The Root Cause: Bad NTP Setup

 I was using my OpenWRT router as the NTP server — it broadcasted itself to the Pi-hole system via DHCP.

But OpenWRT’s own time wasn’t always accurate, especially after reboots or connection drops. This meant the Pi (and everything depending on it) slowly drifted behind. That broke DNS caching and SSL verification.

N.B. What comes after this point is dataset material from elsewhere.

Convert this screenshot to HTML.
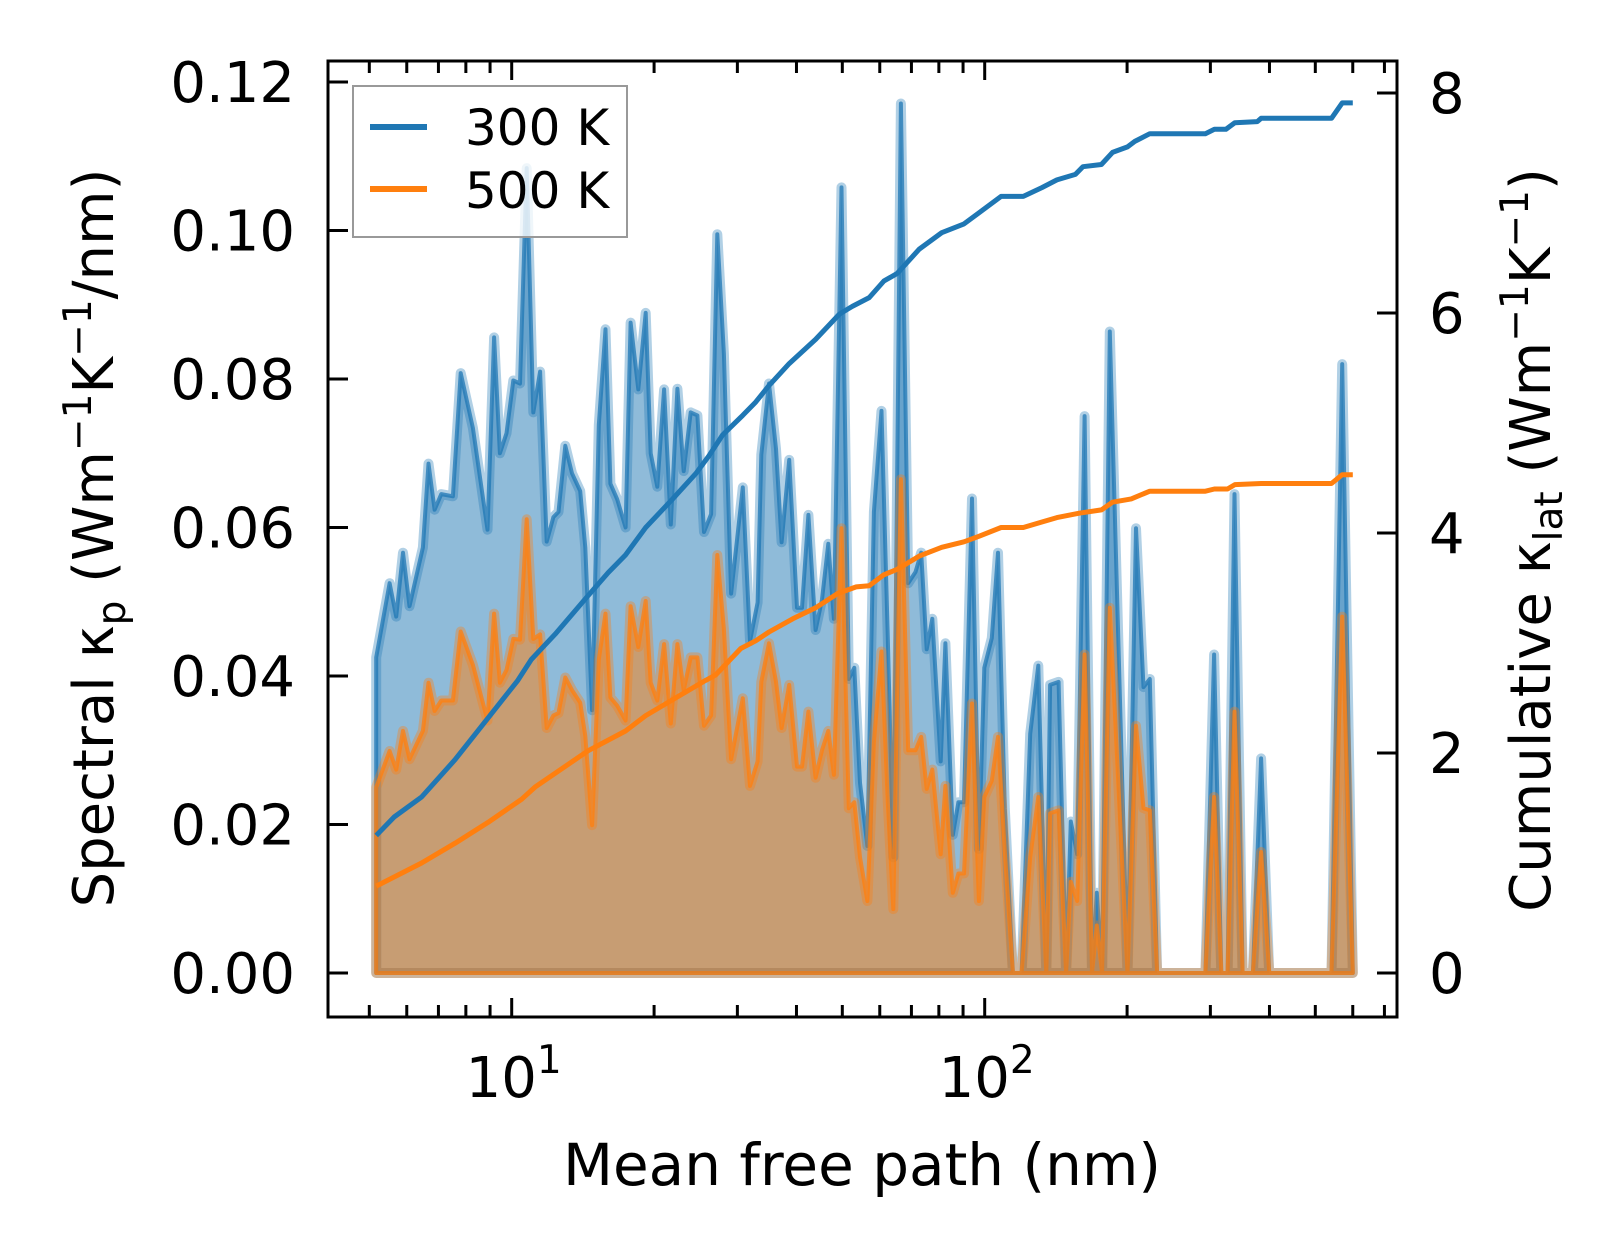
<!DOCTYPE html>
<html><head><meta charset="utf-8"><style>
html,body{margin:0;padding:0;background:#fff;}
svg{display:block;font-family:"DejaVu Sans","Liberation Sans",sans-serif;}
</style></head><body>
<svg id="chart" width="1623" height="1255" viewBox="0 0 1623 1255" xmlns="http://www.w3.org/2000/svg">
<rect x="0" y="0" width="1623" height="1255" fill="#fff"/>
<g id="fills"></g><g id="lines"></g><g id="cums"></g>
<g id="axes"></g>
<g id="legend">
 <rect x="353" y="86" width="274" height="151" fill="#fff" fill-opacity="0.8" stroke="#999" stroke-width="2"/>
 <line x1="370" y1="127" x2="427" y2="127" stroke="#1f77b4" stroke-width="6"/>
 <text x="465" y="145" font-size="50">300 K</text>
 <line x1="370" y1="189" x2="427" y2="189" stroke="#ff7f0e" stroke-width="6"/>
 <text x="465" y="208" font-size="50">500 K</text>
</g>
<text x="862" y="1185" font-size="58" text-anchor="middle">Mean free path (nm)</text>
<text transform="translate(113,538) rotate(-90)" font-size="56" text-anchor="middle">Spectral κ<tspan font-size="39" dy="12">p</tspan><tspan dy="-12"> (Wm</tspan><tspan font-size="39" dy="-22">−1</tspan><tspan dy="22">K</tspan><tspan font-size="39" dy="-22">−1</tspan><tspan dy="22">/nm)</tspan></text>
<text transform="translate(1550,540) rotate(-90)" font-size="56" text-anchor="middle">Cumulative κ<tspan font-size="39" dy="12">lat</tspan><tspan dy="-12"> (Wm</tspan><tspan font-size="39" dy="-22">−1</tspan><tspan dy="22">K</tspan><tspan font-size="39" dy="-22">−1</tspan><tspan dy="22">)</tspan></text>
</svg>
<script>
const mfp = [5.17,5.52,5.70,5.89,6.08,6.49,6.67,6.87,7.10,7.51,7.80,8.28,8.89,9.18,9.44,9.75,10.08,10.41,10.76,11.11,11.48,11.86,12.25,12.56,12.98,13.41,13.96,14.31,14.79,15.28,15.79,16.17,16.71,17.41,17.84,18.52,19.20,19.67,20.32,21.0,21.7,22.4,23.1,23.9,24.7,25.5,26.4,27.2,28.1,29.1,30.8,31.9,33.1,33.7,35.0,36.2,37.2,38.6,40.1,41.1,42.4,43.9,45.3,46.7,48.0,49.8,51.6,53.0,54.5,56.5,58.3,60.5,62.4,64.1,66.5,68.9,71.4,73.4,75.4,77.5,80.7,82.6,85.6,88.0,90.4,94.0,97.2,99.8,103.5,106.7,110.3,114.7,119.7,124.8,129.8,135.0,137.5,143.3,148.6,152.1,156.9,162.6,168.6,172.6,177.1,183.9,200.4,208.9,216.6,223.4,231.5,292.8,305.5,316.4,326.3,337.3,351,369,384,399.5,541,570,600];
const k300 = [0.0425,0.0525,0.0480,0.0566,0.0494,0.0573,0.0686,0.0624,0.0645,0.0642,0.0808,0.0734,0.0597,0.0856,0.0700,0.0727,0.0798,0.0794,0.1084,0.0755,0.0810,0.0581,0.0614,0.0621,0.0710,0.0673,0.0649,0.0573,0.0354,0.0738,0.0867,0.0659,0.0638,0.0600,0.0876,0.0786,0.0889,0.0700,0.0655,0.0786,0.0604,0.0787,0.0676,0.0755,0.0751,0.0594,0.0618,0.0995,0.0834,0.0511,0.0654,0.0447,0.0499,0.0698,0.0794,0.0706,0.0580,0.0691,0.0492,0.0492,0.0617,0.0462,0.0503,0.0578,0.0477,0.1058,0.0396,0.0411,0.0256,0.0171,0.0621,0.0757,0.0451,0.0156,0.1171,0.0525,0.0540,0.0566,0.0436,0.0477,0.0285,0.0444,0.0186,0.0230,0.0230,0.0639,0.0167,0.0411,0.0451,0.0566,0.0222,0,0,0.0322,0.0414,0,0.0388,0.0392,0,0.0204,0.0160,0.0750,0,0.0108,0,0.0864,0,0.0599,0.0385,0.0396,0,0,0.0429,0,0,0.0645,0,0,0.0289,0,0,0.0820,0];
const k500 = [0.0250,0.0299,0.0274,0.0326,0.0288,0.0326,0.0391,0.0353,0.0367,0.0367,0.0460,0.0415,0.0340,0.0484,0.0391,0.0408,0.0450,0.0449,0.0611,0.0450,0.0456,0.0330,0.0347,0.0350,0.0398,0.0381,0.0364,0.0319,0.0199,0.0422,0.0484,0.0371,0.0360,0.0340,0.0494,0.0439,0.0501,0.0391,0.0367,0.0443,0.0336,0.0443,0.0381,0.0425,0.0425,0.0333,0.0347,0.0563,0.0463,0.0288,0.0370,0.0252,0.0285,0.0392,0.0444,0.0392,0.0330,0.0388,0.0278,0.0278,0.0352,0.0263,0.0300,0.0326,0.0267,0.0599,0.0222,0.0230,0.0156,0.0097,0.0311,0.0433,0.0230,0.0086,0.0665,0.0300,0.0300,0.0318,0.0248,0.0274,0.0160,0.0252,0.0108,0.0134,0.0134,0.0363,0.0097,0.0237,0.0259,0.0318,0.0163,0,0,0.0156,0.0237,0,0.0215,0.0219,0,0.0123,0.0097,0.0429,0,0.0064,0,0.0492,0,0.0333,0.0222,0.0219,0,0,0.0237,0,0,0.0352,0,0,0.0163,0,0,0.0480,0];
const cumMfp300 = [5.17,5.65,6.45,7.59,8.92,10.3,11.0,12.35,14.5,16.0,17.4,19.2,21.9,24.5,26.1,27.9,30.8,32.8,35.0,38.6,43.9,49.3,52.5,57.0,61.2,65.3,72.7,81.1,90.4,97.2,108.3,120.7,132.1,142.1,155.5,161.3,176.5,186.3,200.4,207.7,223.4,292.8,306,323.5,338,377,384,541,570,600];
const cum300 = [1.25,1.42,1.60,1.94,2.32,2.66,2.85,3.08,3.43,3.64,3.80,4.05,4.31,4.54,4.70,4.89,5.07,5.19,5.34,5.54,5.76,5.99,6.06,6.14,6.29,6.36,6.58,6.73,6.81,6.91,7.06,7.06,7.14,7.21,7.26,7.33,7.35,7.46,7.51,7.56,7.63,7.63,7.67,7.67,7.73,7.74,7.77,7.77,7.91,7.91];
const cumMfp500 = [5.17,6.45,7.59,8.92,10.5,11.2,14.5,17.4,19.2,22.2,25.7,27.0,30.5,32.8,35.0,39.3,43.9,48.9,53.5,57.0,61.2,65.3,72.7,81.1,90.4,97.2,108.3,120.7,132.1,142.1,158.4,176.5,186.3,204,223.4,292.8,306,326,338,384,541,570,600];
const cum500 = [0.79,1.00,1.18,1.37,1.58,1.69,2.02,2.20,2.34,2.50,2.66,2.71,2.95,3.02,3.10,3.22,3.32,3.45,3.51,3.52,3.62,3.67,3.79,3.87,3.92,3.97,4.05,4.05,4.10,4.14,4.18,4.21,4.28,4.31,4.38,4.38,4.40,4.40,4.44,4.45,4.45,4.53,4.53];
const leftTicks = [0,0.02,0.04,0.06,0.08,0.10,0.12];
const leftTickLabels = ["0.00","0.02","0.04","0.06","0.08","0.10","0.12"];
const rightTicks = [0,2,4,6,8];
const xMajor = [10,100];
const xMajorExp = ["1","2"];
const xMinor = [5,6,7,8,9,20,30,40,50,60,70,80,90,200,300,400,500,600,700];

const NS="http://www.w3.org/2000/svg";
const L=328,R=1397,T=61,B=1017;
function X(v){return 511.7+(Math.log10(v)-1)*473;}
function YL(v){return 973-v/0.12*(973-82);}
function YR(v){return 973-v/8*(973-93);}
function mk(tag,attrs,parent){const e=document.createElementNS(NS,tag);for(const k in attrs)e.setAttribute(k,attrs[k]);parent.appendChild(e);return e;}
const fills=document.getElementById('fills'),lines=document.getElementById('lines'),cums=document.getElementById('cums'),axes=document.getElementById('axes');

function spectral(vals,color,name){
  let d='M'+X(mfp[0]).toFixed(1)+','+YL(0).toFixed(1);
  for(let i=0;i<mfp.length;i++)d+=' L'+X(mfp[i]).toFixed(1)+','+YL(vals[i]).toFixed(1);
  d+=' L'+X(mfp[mfp.length-1]).toFixed(1)+','+YL(0).toFixed(1)+' Z';
  const f=mk('path',{d:d,fill:color,'fill-opacity':0.5,stroke:'none'},fills);
  
  
  const h=mk('path',{d:d,fill:'none',stroke:color,'stroke-opacity':0.35,'stroke-width':10,'stroke-linejoin':'round'},lines);
  
  
  const c=mk('path',{d:d,fill:'none',stroke:color,'stroke-opacity':0.75,'stroke-width':4,'stroke-linejoin':'round'},lines);
  
  
}
spectral(k300,'#1f77b4','spectral-300k');
spectral(k500,'#ff7f0e','spectral-500k');

function cumLine(xs,ys,color,name){
  let d='';
  for(let i=0;i<xs.length;i++)d+=(i?' L':'M')+X(xs[i]).toFixed(1)+','+YR(ys[i]).toFixed(1);
  const p=mk('path',{d:d,fill:'none',stroke:color,'stroke-width':5,'stroke-linejoin':'round'},cums);
  
  
}
cumLine(cumMfp300,cum300,'#1f77b4','cumulative-300k');
cumLine(cumMfp500,cum500,'#ff7f0e','cumulative-500k');

const frame=mk('rect',{x:L,y:T,width:R-L,height:B-T,fill:'none',stroke:'#000','stroke-width':3},axes);


leftTicks.forEach((v,i)=>{
  const y=YL(v);
  const t=mk('line',{x1:L,y1:y,x2:L+20,y2:y,stroke:'#000','stroke-width':3},axes);
  
  
  const tx=mk('text',{x:295,y:y+20,'font-size':56,'text-anchor':'end'},axes);
  tx.textContent=leftTickLabels[i];
  
  
});
rightTicks.forEach(v=>{
  const y=YR(v);
  const t=mk('line',{x1:R-20,y1:y,x2:R,y2:y,stroke:'#000','stroke-width':3},axes);
  
  
  const tx=mk('text',{x:1429,y:y+20,'font-size':56},axes);
  tx.textContent=String(v);
  
  
});
xMajor.forEach((v,i)=>{
  const x=X(v);
  [[B,B-19],[T,T+19]].forEach(p=>{
    const t=mk('line',{x1:x,y1:p[0],x2:x,y2:p[1],stroke:'#000','stroke-width':3},axes);
    
    
  });
  const tx=mk('text',{x:x+2,y:1097,'font-size':56,'text-anchor':'middle'},axes);
  
  
  tx.appendChild(document.createTextNode('10'));
  const s=mk('tspan',{'font-size':39,dy:-24},tx);
  s.textContent=xMajorExp[i];
});
xMinor.forEach(v=>{
  const x=X(v);
  [[B,B-12],[T,T+12]].forEach(p=>{
    const t=mk('line',{x1:x,y1:p[0],x2:x,y2:p[1],stroke:'#000','stroke-width':3},axes);
    
    
  });
});
</script>
</body></html>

And since I use Unbound, there's no upstream fallback to rely on — everything depends on tight time sync. 

How I Fixed It

First, I disabled the router’s NTP announcement:

**On OpenWRT:**
- Network → Interfaces → LAN
- Uncheck “Provide NTP Server”

Then, I reconfigured NTP on DietPi to sync with external time sources like `pool.ntp.org`. 

dietpi-config
# Then: Networking Options → NTP Mirror → Select external
timedatectl status 
journalctl -u systemd-timesyncd

What I Didn’t Have to Touch

 Since I use Unbound, I didn’t have to change any upstream DNS settings. Everything is resolved recursively — so once time was fixed, resolution was solid again.

The Result

 Once DietPi synced with proper NTP servers:

- SSL validation errors disappeared
- DNS responses were fast again
- No more weird connection delays
- Plex and Home Assistant resumed normal update behavior

 "Sometimes it’s not DNS. It’s not even the firewall. It’s the clock."